Chris McDaniel may be the most known example, but the Tea Party in the South has always been about the return of the post-Civil War race baiting white South to respectable politics. Who are the real ancestors of the Tea Party?
We often think of the typical segregationist politician of yore as a genteel member of the white upper crust. But the more common mode was the fiery populist. Names like Thomas E. Watson of Georgia, “Pitchfork” Ben Tillman of South Carolina and James K. Vardaman and Theodore G. Bilbo of Mississippi may be obscure outside the South, but for most anyone brought up here, they loom large.
In the early 20th century, these men rose on an agrarian revolt against Big Business and government corruption. They used that energy, in turn, to disenfranchise and segregate blacks, whose loyalty to the pro-business Republican Party made them targets of these racist reformers.
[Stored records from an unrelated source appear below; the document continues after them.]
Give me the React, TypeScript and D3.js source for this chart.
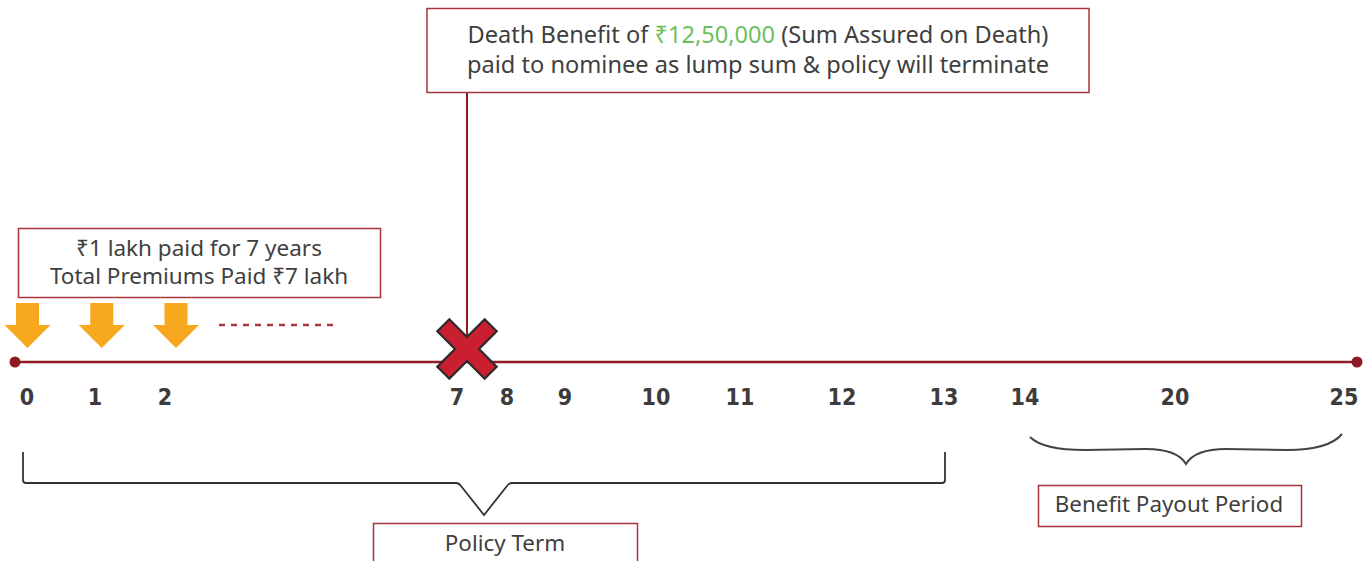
import React, { useEffect } from "react";
import * as d3 from "d3";

// timeline ticks (years)
const tickYears = [0, 1, 2, 7, 8, 9, 10, 11, 12, 13, 14, 20, 25];
// premiums paid at the start of these years
const premiumYears = [0, 1, 2];
const premiumAmount = "1 lakh";
const premiumTermYears = 7;
const totalPremium = "7 lakh";
// death event
const deathYear = 7;
const sumAssured = "12,50,000";
// periods under the timeline
const policyTerm = [0, 13];
const payoutPeriod = [14, 25];

const W = 1363;
const H = 561;
const TEXT = "#3f3f3f";
const RED = "#8e1b24";
const BOX = "#a8343d";
const FONT = "'Noto Sans', sans-serif";

const App = () => {
  useEffect(() => {
    document.body.style.margin = "0";
  }, []);

  // the picture's axis is not even, so the scale is piecewise
  const x = d3
    .scaleLinear()
    .domain(tickYears)
    .range([27, 95, 165, 457, 507, 565, 656, 740, 842, 944, 1025, 1175, 1344]);
  const arrowX = d3.scaleLinear().domain([0, 2]).range([27.5, 176]);

  const lineY = 362;
  const deathX = x(deathYear) + 10;

  // X marker polygon (plus rotated by 45deg)
  const t = 8.5;
  const L = 33.5;
  const plus: [number, number][] = [
    [t, t], [L, t], [L, -t], [t, -t], [t, -L], [-t, -L],
    [-t, -t], [-L, -t], [-L, t], [-t, t], [-t, L], [t, L],
  ];
  const rot = plus.map(([px, py]) => {
    const a = Math.PI / 4;
    return [deathX + px * Math.cos(a) - py * Math.sin(a), 349 + px * Math.sin(a) + py * Math.cos(a)];
  });
  const crossPath = "M" + rot.map((p) => p.join(",")).join("L") + "Z";

  const arrowPath = (cx: number) => {
    const top = 303, mid = 325, tip = 348, s = 11.5, h = 23;
    return `M${cx - s},${top}L${cx + s},${top}L${cx + s},${mid}L${cx + h},${mid}L${cx},${tip}L${cx - h},${mid}L${cx - s},${mid}Z`;
  };

  // policy term bracket
  const pL = x(policyTerm[0]) - 4;
  const pR = x(policyTerm[1]) + 1;
  const pM = 484;
  const bracket = d3.path();
  bracket.moveTo(pL, 452);
  bracket.lineTo(pL, 480);
  bracket.quadraticCurveTo(pL, 483, pL + 3, 483);
  bracket.lineTo(pM - 28, 483);
  bracket.quadraticCurveTo(pM - 25, 483, pM - 23, 486);
  bracket.lineTo(pM, 515);
  bracket.lineTo(pM + 23, 486);
  bracket.quadraticCurveTo(pM + 25, 483, pM + 28, 483);
  bracket.lineTo(pR - 3, 483);
  bracket.quadraticCurveTo(pR, 483, pR, 480);
  bracket.lineTo(pR, 452);

  // benefit payout curly brace
  const bL = x(payoutPeriod[0]) + 5;
  const bR = x(payoutPeriod[1]) - 2;
  const bM = (bL + bR) / 2;
  const brace = d3.path();
  brace.moveTo(bL, 437);
  brace.bezierCurveTo(bL + 10, 447, bL + 30, 450, bL + 55, 450);
  brace.lineTo(bM - 40, 449);
  brace.bezierCurveTo(bM - 18, 449, bM - 6, 454, bM, 464);
  brace.bezierCurveTo(bM + 6, 454, bM + 18, 449, bM + 40, 449);
  brace.lineTo(bR - 55, 450);
  brace.bezierCurveTo(bR - 30, 450, bR - 10, 446, bR, 434);

  return (
    <svg width={W} height={H} style={{ display: "block", background: "#fff" }}>
      {/* death benefit box */}
      <rect x={427} y={8.5} width={662} height={84} fill="#fff" stroke={BOX} strokeWidth={1.5} />
      <text textAnchor="middle" fontFamily={FONT} fontSize={23.6} fill={TEXT}>
        <tspan x={758} y={42.5}>
          Death Benefit of <tspan fill="#6cbf5f">₹{sumAssured}</tspan> (Sum Assured on Death)
        </tspan>
        <tspan x={758} y={72.5}>paid to nominee as lump sum &amp; policy will terminate</tspan>
      </text>
      <line x1={deathX} x2={deathX} y1={93} y2={lineY} stroke={RED} strokeWidth={2} />

      {/* premium box */}
      <rect x={18.5} y={228.5} width={362} height={69} fill="#fff" stroke={BOX} strokeWidth={1.5} />
      <text textAnchor="middle" fontFamily={FONT} fontSize={22.5} fill={TEXT}>
        <tspan x={199} y={256}>₹{premiumAmount} paid for {premiumTermYears} years</tspan>
        <tspan x={199} y={284}>Total Premiums Paid ₹{totalPremium}</tspan>
      </text>

      {premiumYears.map((yr) => (
        <path key={yr} d={arrowPath(arrowX(yr))} fill="#f8a81e" />
      ))}
      <line x1={219} x2={336} y1={325} y2={325} stroke={BOX} strokeWidth={2.5} strokeDasharray="6,6" />

      {/* timeline */}
      <line x1={x(0) - 12} x2={x(25) + 13} y1={lineY} y2={lineY} stroke={RED} strokeWidth={2.5} />
      <circle cx={x(0) - 12} cy={lineY} r={5.5} fill={RED} />
      <circle cx={x(25) + 13} cy={lineY} r={5.5} fill={RED} />

      <path d={crossPath} fill="#c91f31" stroke="#2b2b2b" strokeWidth={2.2} strokeLinejoin="miter" />

      {tickYears.map((yr) => (
        <text
          key={yr}
          x={x(yr)}
          y={405}
          textAnchor="middle"
          fontFamily="'DejaVu Sans Condensed', 'DejaVu Sans', sans-serif"
          fontWeight={700}
          fontSize={23}
          fill="#3c3c3c"
        >
          {yr}
        </text>
      ))}

      {/* policy term */}
      <path d={bracket.toString()} fill="none" stroke="#333" strokeWidth={1.8} />
      <rect x={373.5} y={523.5} width={264} height={50} fill="#fff" stroke={BOX} strokeWidth={1.5} />
      <text x={505} y={551} textAnchor="middle" fontFamily={FONT} fontSize={22.4} fill={TEXT}>
        Policy Term
      </text>

      {/* benefit payout */}
      <path d={brace.toString()} fill="none" stroke="#444" strokeWidth={2} />
      <rect x={1038.5} y={485.5} width={263} height={41} fill="#fff" stroke={BOX} strokeWidth={1.5} />
      <text x={1169} y={512} textAnchor="middle" fontFamily={FONT} fontSize={22.4} fill={TEXT}>
        Benefit Payout Period
      </text>
    </svg>
  );
};

export default App;
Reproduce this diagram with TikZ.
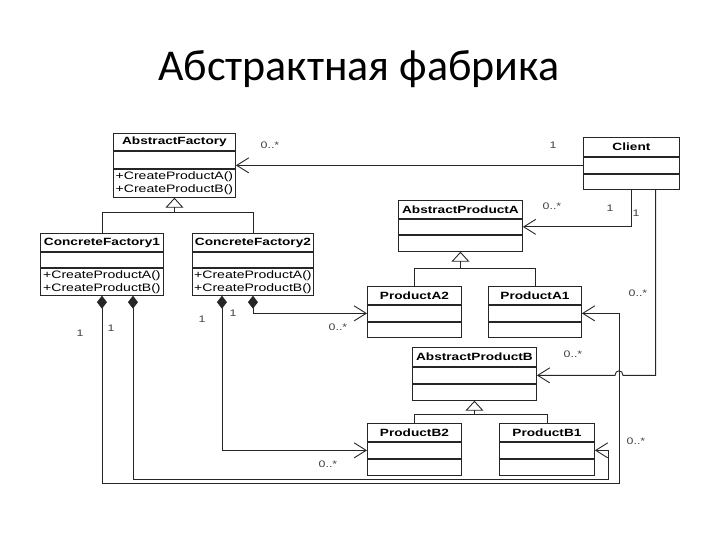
\documentclass[tikz,border=0pt]{standalone}
\usepackage{fontspec}
\newfontfamily\titlefont{Carlito}
\newfontfamily\umlfont[FakeStretch=1.3]{Liberation Sans}
\usetikzlibrary{positioning,arrows.meta,calc}

\tikzset{
  cname/.style={draw=black!85, line width=0.9pt, fill=white, inner sep=0pt,
    font=\umlfont\bfseries\fontsize{10.5}{12}\selectfont},
  crow/.style={draw=black!85, line width=0.9pt, fill=white, inner sep=0pt},
  cops/.style={crow, align=left, inner xsep=1pt,
    font=\umlfont\fontsize{10.8}{13}\selectfont},
  mult/.style={font=\umlfont\fontsize{9.5}{11}\selectfont, text=black!75, inner sep=0pt},
  assoc/.style={draw=black!85, line width=0.9pt, -{Straight Barb[length=12pt,width=15pt]}},
  comp/.style={draw=black!85, line width=0.9pt,
    arrows={Diamond[length=13pt,width=10pt]-Straight Barb[length=12pt,width=15pt]}},
  inh/.style={draw=black!85, line width=0.9pt, -{Triangle[open,length=10pt,width=18pt]}},
  plain/.style={draw=black!85, line width=0.9pt}
}

\begin{document}
\begin{tikzpicture}[x=1pt,y=-1pt]
\useasboundingbox (0,0) rectangle (720,540);

\node[font=\titlefont\fontsize{44}{52}\selectfont] (title) at (359,69) {Абстрактная фабрика};

% factories
\node[cname, anchor=north west, minimum width=122pt, minimum height=17pt] (af) at (113,133) {AbstractFactory};
\node[crow, below=0pt of af, minimum width=122pt, minimum height=17pt] (af-a) {};
\node[cops, below=0pt of af-a, minimum width=122pt, minimum height=28pt] (af-o) {+CreateProductA()\\+CreateProductB()};

\node[cname, anchor=north west, minimum width=123pt, minimum height=18pt] (cf1) at (40,233) {ConcreteFactory1};
\node[crow, below=0pt of cf1, minimum width=123pt, minimum height=15pt] (cf1-a) {};
\node[cops, below=0pt of cf1-a, minimum width=123pt, minimum height=27pt] (cf1-o) {+CreateProductA()\\+CreateProductB()};

\node[cname, anchor=north west, minimum width=121pt, minimum height=18pt] (cf2) at (192,233) {ConcreteFactory2};
\node[crow, below=0pt of cf2, minimum width=121pt, minimum height=15pt] (cf2-a) {};
\node[cops, below=0pt of cf2-a, minimum width=121pt, minimum height=27pt] (cf2-o) {+CreateProductA()\\+CreateProductB()};

% client
\node[cname, anchor=north west, minimum width=96pt, minimum height=19pt] (cl) at (583,137) {Client};
\node[crow, below=0pt of cl, minimum width=96pt, minimum height=16pt] (cl-a) {};
\node[crow, below=0pt of cl-a, minimum width=96pt, minimum height=15pt] (cl-o) {};

% products A
\node[cname, anchor=north west, minimum width=124pt, minimum height=18pt] (apa) at (398,200) {AbstractProductA};
\node[crow, below=0pt of apa, minimum width=124pt, minimum height=15pt] (apa-a) {};
\node[crow, below=0pt of apa-a, minimum width=124pt, minimum height=16pt] (apa-o) {};

\node[cname, anchor=north west, minimum width=94pt, minimum height=18pt] (pa2) at (367,286) {ProductA2};
\node[crow, below=0pt of pa2, minimum width=94pt, minimum height=16pt] (pa2-a) {};
\node[crow, below=0pt of pa2-a, minimum width=94pt, minimum height=15pt] (pa2-o) {};

\node[cname, anchor=north west, minimum width=93pt, minimum height=18pt] (pa1) at (488,286) {ProductA1};
\node[crow, below=0pt of pa1, minimum width=93pt, minimum height=16pt] (pa1-a) {};
\node[crow, below=0pt of pa1-a, minimum width=93pt, minimum height=15pt] (pa1-o) {};

% products B
\node[cname, anchor=north west, minimum width=124pt, minimum height=19pt] (apb) at (412,347) {AbstractProductB};
\node[crow, below=0pt of apb, minimum width=124pt, minimum height=16pt] (apb-a) {};
\node[crow, below=0pt of apb-a, minimum width=124pt, minimum height=16pt] (apb-o) {};

\node[cname, anchor=north west, minimum width=94pt, minimum height=18pt] (pb2) at (367,423) {ProductB2};
\node[crow, below=0pt of pb2, minimum width=94pt, minimum height=16pt] (pb2-a) {};
\node[crow, below=0pt of pb2-a, minimum width=94pt, minimum height=16pt] (pb2-o) {};

\node[cname, anchor=north west, minimum width=95pt, minimum height=18pt] (pb1) at (499,423) {ProductB1};
\node[crow, below=0pt of pb1, minimum width=95pt, minimum height=16pt] (pb1-a) {};
\node[crow, below=0pt of pb1-a, minimum width=95pt, minimum height=16pt] (pb1-o) {};

% generalisation
\draw[inh] (cf1.north) |- ($(af-o.south)+(0,15)$) -- (af-o.south);
\draw[plain] (cf2.north) |- ($(af-o.south)+(0,15)$);
\draw[inh] (pa2.north) |- ($(apa-o.south)+(0,17)$) -- (apa-o.south);
\draw[plain] (pa1.north) |- ($(apa-o.south)+(0,17)$);
\draw[inh] (pb2.north) |- ($(apb-o.south)+(0,14)$) -- (apb-o.south);
\draw[plain] (pb1.north) |- ($(apb-o.south)+(0,14)$);

% client associations
\coordinate (rb) at (619,483);
\coordinate (rc) at (608,479);
\coordinate (clb) at ($(cl-o.south)!0.5!(cl-o.south east)$);
\draw[assoc] (cl-a.west) -- (cl-a.west -| af-a.east);
\draw[assoc] (cl-o.south) |- (apa-a.east);
\draw[assoc] (clb) |- ($(rb |- apb-a.east)+(4,0)$) .. controls +(0,-6) and +(0,-6) .. ($(rb |- apb-a.east)+(-4,0)$) -- (apb-a.east);

% creation links
\draw[comp] (cf2-o.south) |- (pa2-a.west);
\draw[comp] ($(cf2-o.south)+(-31,0)$) |- (pb2-a.west);
\draw[comp] (cf1-o.south) |- (rb) |- (pa1-a.east);
\draw[comp] ($(cf1-o.south)+(31,0)$) |- (rc) |- (pb1-a.east);

% multiplicities
\node[mult] (m1) at (270,145) {0..*};
\node[mult] (m2) at (553,145) {1};
\node[mult] (m3) at (552,206) {0..*};
\node[mult] (m4) at (610,208) {1};
\node[mult] (m5) at (636,213) {1};
\node[mult] (m6) at (638,293) {0..*};
\node[mult] (m7) at (573,354) {0..*};
\node[mult] (m8) at (636,441) {0..*};
\node[mult] (m9) at (338,327) {0..*};
\node[mult] (m10) at (328,464) {0..*};
\node[mult] (m11) at (80,333) {1};
\node[mult] (m12) at (111,328) {1};
\node[mult] (m13) at (202,319) {1};
\node[mult] (m14) at (233,313) {1};
\end{tikzpicture}
\end{document}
Their activities spawned a second wave of Southern Democratic populists, who defied federal court orders and civil rights legislation during the 1960s, even as more moderate politicians were moving on. Gov. George C. Wallace of Alabama, among others, portrayed himself as a tribune of the working class while championing segregation.
McDaniel and dozens of elected officials across the South are very much the descendants of not only Wallace and Faubus, but Tillman and Watson. So long as the government has the willpower to enforce minority voting, they will be eventually be repelled, but as the Supreme Court showed in gutting the Voting Rights Act last year, that willpower may well not be there at the court of final decision.